— Begin —
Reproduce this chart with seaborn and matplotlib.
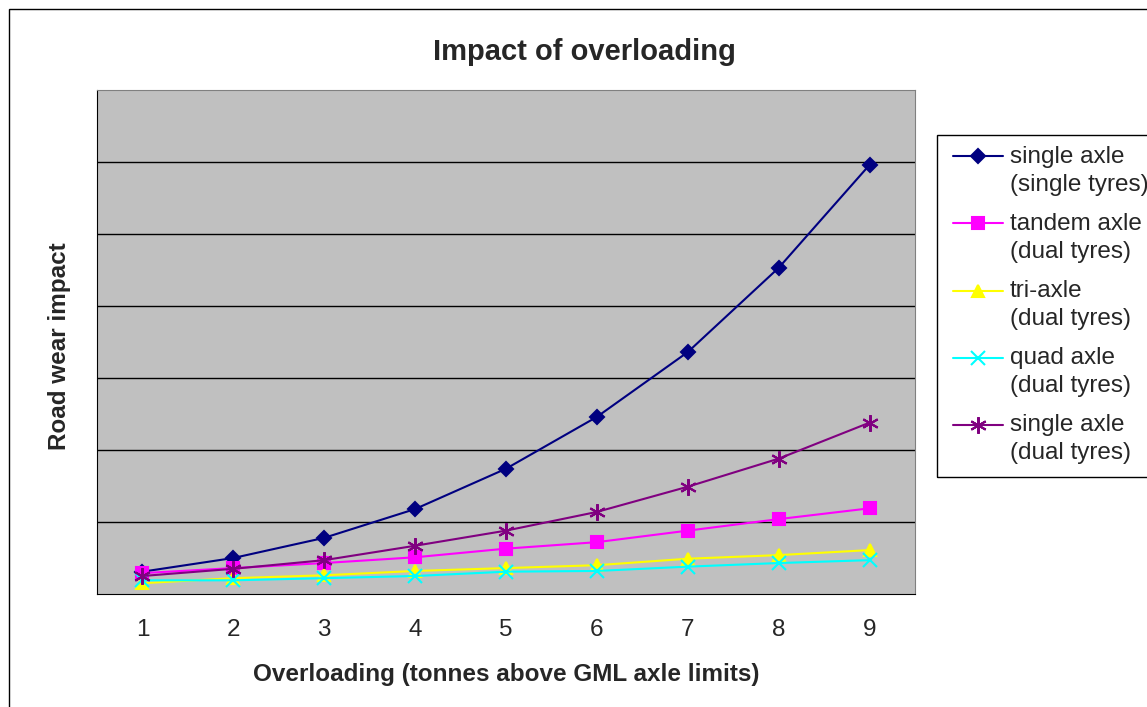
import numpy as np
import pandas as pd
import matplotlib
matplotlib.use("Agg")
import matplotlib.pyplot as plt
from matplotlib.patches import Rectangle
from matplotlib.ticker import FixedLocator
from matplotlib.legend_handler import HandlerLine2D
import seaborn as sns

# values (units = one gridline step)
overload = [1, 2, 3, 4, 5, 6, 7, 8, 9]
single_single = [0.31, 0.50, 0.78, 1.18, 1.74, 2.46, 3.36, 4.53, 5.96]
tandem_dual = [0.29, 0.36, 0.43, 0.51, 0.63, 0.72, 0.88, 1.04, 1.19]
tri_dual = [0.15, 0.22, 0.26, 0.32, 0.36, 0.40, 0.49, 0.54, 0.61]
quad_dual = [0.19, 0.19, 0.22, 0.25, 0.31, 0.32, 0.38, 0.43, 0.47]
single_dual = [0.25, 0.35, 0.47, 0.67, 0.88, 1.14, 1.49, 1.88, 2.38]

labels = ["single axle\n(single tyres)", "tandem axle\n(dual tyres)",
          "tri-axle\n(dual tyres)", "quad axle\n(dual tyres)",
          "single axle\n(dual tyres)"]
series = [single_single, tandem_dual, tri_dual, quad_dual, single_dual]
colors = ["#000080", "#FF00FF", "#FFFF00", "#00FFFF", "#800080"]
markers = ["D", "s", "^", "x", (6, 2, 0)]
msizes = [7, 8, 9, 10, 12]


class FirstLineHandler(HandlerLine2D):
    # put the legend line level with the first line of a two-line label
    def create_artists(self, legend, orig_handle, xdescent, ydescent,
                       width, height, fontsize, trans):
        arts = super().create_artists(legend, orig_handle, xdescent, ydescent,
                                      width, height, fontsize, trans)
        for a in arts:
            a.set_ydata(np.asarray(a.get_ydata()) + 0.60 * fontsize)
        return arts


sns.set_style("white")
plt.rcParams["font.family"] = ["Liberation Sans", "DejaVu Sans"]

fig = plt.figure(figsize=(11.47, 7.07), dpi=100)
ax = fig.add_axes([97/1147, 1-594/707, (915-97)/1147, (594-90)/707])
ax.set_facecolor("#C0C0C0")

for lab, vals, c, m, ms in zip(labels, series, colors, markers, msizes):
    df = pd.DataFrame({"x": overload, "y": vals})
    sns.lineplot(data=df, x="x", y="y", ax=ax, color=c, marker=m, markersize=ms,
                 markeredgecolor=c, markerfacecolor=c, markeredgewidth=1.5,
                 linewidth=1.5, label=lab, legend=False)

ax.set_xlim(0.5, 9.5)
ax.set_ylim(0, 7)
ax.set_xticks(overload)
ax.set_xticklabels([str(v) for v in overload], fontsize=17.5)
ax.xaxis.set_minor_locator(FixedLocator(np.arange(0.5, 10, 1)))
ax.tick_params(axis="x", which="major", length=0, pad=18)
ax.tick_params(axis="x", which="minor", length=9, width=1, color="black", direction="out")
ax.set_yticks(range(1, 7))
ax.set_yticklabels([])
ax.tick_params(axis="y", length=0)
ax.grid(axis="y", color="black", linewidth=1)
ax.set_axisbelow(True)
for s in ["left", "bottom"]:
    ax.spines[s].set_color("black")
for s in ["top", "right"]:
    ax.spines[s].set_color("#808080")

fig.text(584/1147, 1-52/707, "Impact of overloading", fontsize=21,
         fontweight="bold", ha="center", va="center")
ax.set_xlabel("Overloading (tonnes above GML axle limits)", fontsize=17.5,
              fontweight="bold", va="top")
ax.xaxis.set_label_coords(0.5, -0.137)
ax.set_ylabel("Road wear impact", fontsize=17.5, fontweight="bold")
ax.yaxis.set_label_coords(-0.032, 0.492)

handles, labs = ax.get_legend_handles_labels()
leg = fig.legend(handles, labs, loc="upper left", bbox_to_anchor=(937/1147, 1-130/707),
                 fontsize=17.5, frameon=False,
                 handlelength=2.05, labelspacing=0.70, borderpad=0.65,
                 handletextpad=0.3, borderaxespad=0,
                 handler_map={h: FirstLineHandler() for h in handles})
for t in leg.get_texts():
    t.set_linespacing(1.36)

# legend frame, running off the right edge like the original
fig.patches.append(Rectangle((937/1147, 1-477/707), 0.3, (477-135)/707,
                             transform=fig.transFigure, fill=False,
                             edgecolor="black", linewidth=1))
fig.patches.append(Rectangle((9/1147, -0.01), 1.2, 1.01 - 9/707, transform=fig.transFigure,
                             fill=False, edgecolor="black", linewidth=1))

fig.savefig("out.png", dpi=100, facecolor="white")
— End —
Quote, please, every line of the material above from its start through the line that has "import seaborn as sns", reproducing the words exactly and dropping any images.

Reproduce this chart with seaborn and matplotlib.
import numpy as np
import pandas as pd
import matplotlib
matplotlib.use("Agg")
import matplotlib.pyplot as plt
from matplotlib.patches import Rectangle
from matplotlib.ticker import FixedLocator
from matplotlib.legend_handler import HandlerLine2D
import seaborn as sns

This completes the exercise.